私の人生のテーマは「逆転」であり「サステナブル」
大谷: そしてその後、S&Iを経てフィリップ モリス ジャパンに辿りつくわけですね?
井上: S&Iはアップル時代の同僚が執行役員をやっていて、また何か違うことをやりたいなあと思っていた時に声をかけてもらったので移って経営企画室に入りました。でも、結局S&Iには9カ月しかいなくて、ヘッドハンティングされてフィリップ モリス ジャパンに移りました。
大谷: お話を伺っていますと、井上さんのこれまでの人生はサステナブルな理念が留学時代からずっと今につながっているのではないかと、そんな気がしますね。
井上: 私の人生のテーマは「逆転」であり「サステナブル」なんですよ。
そもそもの話がアメリカから帰ってきたら就職できなくて、受けてみたら受かったのが東大の法学部で、高校時代の同級生がみんなビックリしたというところから始まっているのです。
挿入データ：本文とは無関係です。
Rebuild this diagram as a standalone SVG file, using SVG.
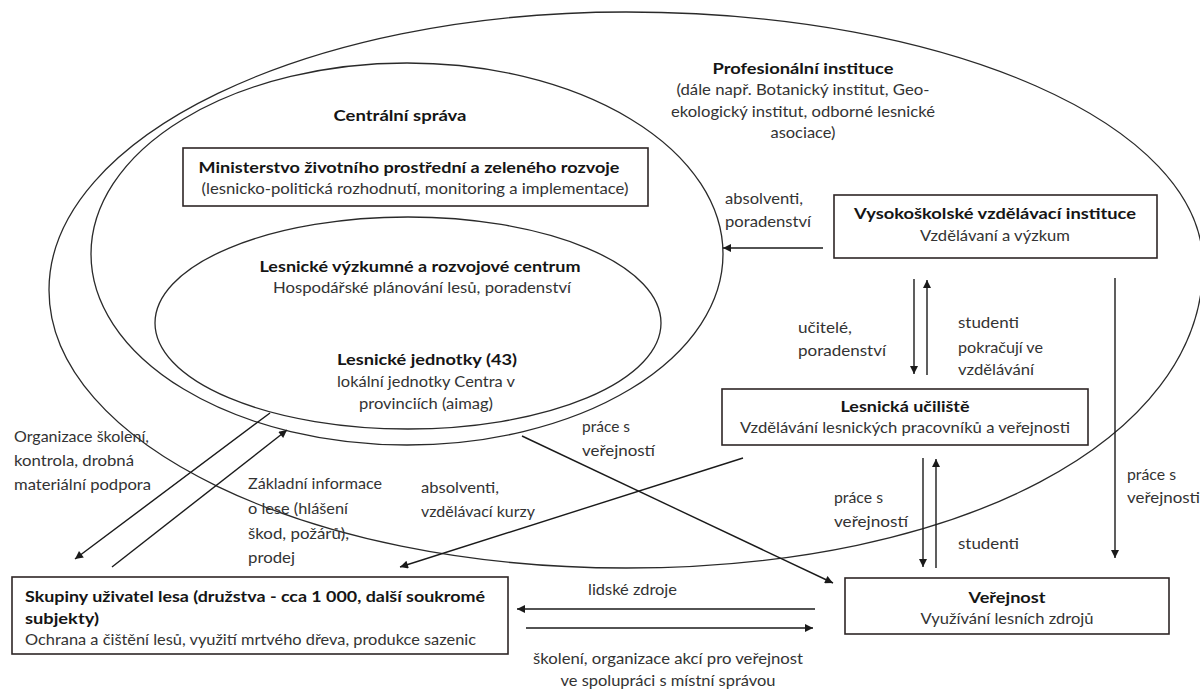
<svg xmlns="http://www.w3.org/2000/svg" width="1200" height="691" viewBox="0 0 1200 691">
<defs>
<marker id="ah" viewBox="0 0 10 10" refX="10" refY="5" markerWidth="10" markerHeight="8" markerUnits="userSpaceOnUse" orient="auto">
<path d="M0,0 L10,5 L0,10 z" fill="#1a1a1a"/>
</marker>
<style>
.ell{fill:none;stroke:#2a2a2a;stroke-width:1.3}
.box{fill:#fff;stroke:#2e2626;stroke-width:1.6}
.con{fill:none;stroke:#1a1a1a;stroke-width:1.4;marker-end:url(#ah)}
text{font-family:Lato,"Open Sans","Liberation Sans",sans-serif;font-size:15px;fill:#333}
.b{font-weight:bold;fill:#151515}
.c{text-anchor:middle}
</style>
</defs>
<rect width="1200" height="691" fill="#fff"/>

<g id="profesionalni-instituce">
<path class="ell" d="M626,12 C950,12 1203,125 1203,265 C1203,440 960,568 626,568 C307,568 49,443.5 49,290 C49,136.5 307,12 626,12 Z"/>
<text class="b c" x="803" y="74" textLength="181" lengthAdjust="spacingAndGlyphs">Profesionální instituce</text>
<text class="c" x="803" y="95" textLength="253" lengthAdjust="spacingAndGlyphs">(dále např. Botanický institut, Geo-</text>
<text class="c" x="803" y="117" textLength="264" lengthAdjust="spacingAndGlyphs">ekologický institut, odborné lesnické</text>
<text class="c" x="803" y="138" textLength="65" lengthAdjust="spacingAndGlyphs">asociace)</text>
</g>

<g id="centralni-sprava">
<ellipse class="ell" cx="407" cy="254" rx="316" ry="191"/>
<text class="b c" x="400" y="121" textLength="133" lengthAdjust="spacingAndGlyphs">Centrální správa</text>
</g>

<g id="lesnicke-centrum">
<ellipse class="ell" cx="408" cy="323" rx="253" ry="106"/>
<text class="b c" x="420" y="272" textLength="321" lengthAdjust="spacingAndGlyphs">Lesnické výzkumné a rozvojové centrum</text>
<text class="c" x="422" y="293" textLength="298" lengthAdjust="spacingAndGlyphs">Hospodářské plánování lesů, poradenství</text>
</g>

<g id="lesnicke-jednotky">
<text class="b c" x="427" y="365" textLength="180" lengthAdjust="spacingAndGlyphs">Lesnické jednotky (43)</text>
<text class="c" x="426" y="387" textLength="178" lengthAdjust="spacingAndGlyphs">lokální jednotky Centra v</text>
<text class="c" x="426" y="409" textLength="134" lengthAdjust="spacingAndGlyphs">provinciích (aimag)</text>
</g>

<g id="connectors">
<line class="con" x1="823" y1="248" x2="723" y2="248"/>
<line class="con" x1="914" y1="279" x2="914" y2="374"/>
<line class="con" x1="927" y1="375" x2="927" y2="280"/>
<line class="con" x1="923" y1="458" x2="923" y2="567"/>
<line class="con" x1="936" y1="568" x2="936" y2="459"/>
<line class="con" x1="1115" y1="278" x2="1115" y2="558"/>
<line class="con" x1="815" y1="609" x2="517" y2="609"/>
<line class="con" x1="526" y1="628" x2="813" y2="628"/>
<line class="con" x1="522" y1="436" x2="833" y2="583"/>
<line class="con" x1="743" y1="458" x2="400" y2="567"/>
<line class="con" x1="270" y1="413" x2="75" y2="559"/>
<line class="con" x1="112" y1="567" x2="287" y2="430"/>
<text x="725" y="204" textLength="78" lengthAdjust="spacingAndGlyphs">absolventi,</text>
<text x="725" y="227" textLength="86" lengthAdjust="spacingAndGlyphs">poradenství</text>
<text x="798" y="333" textLength="54" lengthAdjust="spacingAndGlyphs">učitelé,</text>
<text x="798" y="356" textLength="88" lengthAdjust="spacingAndGlyphs">poradenství</text>
<text x="958" y="328" textLength="61" lengthAdjust="spacingAndGlyphs">studenti</text>
<text x="958" y="353" textLength="85" lengthAdjust="spacingAndGlyphs">pokračují ve</text>
<text x="958" y="375" textLength="76" lengthAdjust="spacingAndGlyphs">vzdělávání</text>
<text x="834" y="503" textLength="49" lengthAdjust="spacingAndGlyphs">práce s</text>
<text x="834" y="527" textLength="74" lengthAdjust="spacingAndGlyphs">veřejností</text>
<text x="958" y="549" textLength="61" lengthAdjust="spacingAndGlyphs">studenti</text>
<text x="1127" y="480" textLength="49" lengthAdjust="spacingAndGlyphs">práce s</text>
<text x="1127" y="503" textLength="73" lengthAdjust="spacingAndGlyphs">veřejnosti</text>
<text x="582" y="432" textLength="48" lengthAdjust="spacingAndGlyphs">práce s</text>
<text x="582" y="456" textLength="73" lengthAdjust="spacingAndGlyphs">veřejností</text>
<text x="14" y="442" textLength="135" lengthAdjust="spacingAndGlyphs">Organizace školení,</text>
<text x="14" y="466" textLength="120" lengthAdjust="spacingAndGlyphs">kontrola, drobná</text>
<text x="14" y="490" textLength="137" lengthAdjust="spacingAndGlyphs">materiální podpora</text>
<text x="248" y="489" textLength="134" lengthAdjust="spacingAndGlyphs">Základní informace</text>
<text x="248" y="514" textLength="100" lengthAdjust="spacingAndGlyphs">o lese (hlášení</text>
<text x="248" y="539" textLength="101" lengthAdjust="spacingAndGlyphs">škod, požárů),</text>
<text x="248" y="563" textLength="47" lengthAdjust="spacingAndGlyphs">prodej</text>
<text x="421" y="493" textLength="78" lengthAdjust="spacingAndGlyphs">absolventi,</text>
<text x="421" y="517" textLength="114" lengthAdjust="spacingAndGlyphs">vzdělávací kurzy</text>
<text x="588" y="595" textLength="89" lengthAdjust="spacingAndGlyphs">lidské zdroje</text>
<text class="c" x="668" y="664" textLength="270" lengthAdjust="spacingAndGlyphs">školení, organizace akcí pro veřejnost</text>
<text class="c" x="668" y="686" textLength="215" lengthAdjust="spacingAndGlyphs">ve spolupráci s místní správou</text>
</g>

<g id="ministerstvo">
<rect class="box" x="183" y="148" width="465" height="58"/>
<text class="b c" x="409" y="173" textLength="421" lengthAdjust="spacingAndGlyphs">Ministerstvo životního prostřední a zeleného rozvoje</text>
<text class="c" x="415" y="194" textLength="427" lengthAdjust="spacingAndGlyphs">(lesnicko-politická rozhodnutí, monitoring a implementace)</text>
</g>

<g id="vysokoskolske-instituce">
<rect class="box" x="834" y="195" width="323" height="63"/>
<text class="b c" x="995" y="219" textLength="282" lengthAdjust="spacingAndGlyphs">Vysokoškolské vzdělávací instituce</text>
<text class="c" x="995" y="241" textLength="150" lengthAdjust="spacingAndGlyphs">Vzdělávaní a výzkum</text>
</g>

<g id="lesnicka-uciliste">
<rect class="box" x="722" y="389" width="366" height="56"/>
<text class="b c" x="905" y="412" textLength="129" lengthAdjust="spacingAndGlyphs">Lesnická učiliště</text>
<text class="c" x="905" y="433" textLength="330" lengthAdjust="spacingAndGlyphs">Vzdělávání lesnických pracovníků a veřejnosti</text>
</g>

<g id="verejnost">
<rect class="box" x="845" y="578" width="324" height="56"/>
<text class="b c" x="1007" y="603" textLength="77" lengthAdjust="spacingAndGlyphs">Veřejnost</text>
<text class="c" x="1007" y="624" textLength="173" lengthAdjust="spacingAndGlyphs">Využívání lesních zdrojů</text>
</g>

<g id="skupiny-uzivatelu">
<rect class="box" x="12" y="577" width="496" height="77"/>
<text class="b" x="25" y="602" textLength="460" lengthAdjust="spacingAndGlyphs">Skupiny uživatel lesa (družstva - cca 1 000, další soukromé</text>
<text class="b" x="25" y="624" textLength="74" lengthAdjust="spacingAndGlyphs">subjekty)</text>
<text x="25" y="645" textLength="451" lengthAdjust="spacingAndGlyphs">Ochrana a čištění lesů, využití mrtvého dřeva, produkce sazenic</text>
</g>
</svg>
私のこれまでの人生が、どうしてサステナブルにつながっているのかといいますと、サステナブルというのはきれいごとの話ではないんですね。美しい絵を描いて、それに向けてこんなことをやっていますということを話すのがサステナビリティではないと思っています。たばこ会社のフィリップ モリス ジャパンが、売っている商品そのものが社会にインパクトがある最重要課題と認識して行動していくという当社のサステナビリティ戦略に繋がっています。
それを考えていくこと自体が自己否定にもなり得るのですが、自分の逆転人生の経験を踏まえて、建設的な自己否定からイノベーションを生みだし、相容れない2つのものをしっかり受け止めて、その中から解決策を見出していくには当然、忍耐もいりますが、そこにやりがいも生まれますし、コミットメントも生じるわけですよ。
大谷: 今のお話で、なぜ今この時期に井上さんがフィリップ モリス ジャパンを選ばれたのかがよく分かりました。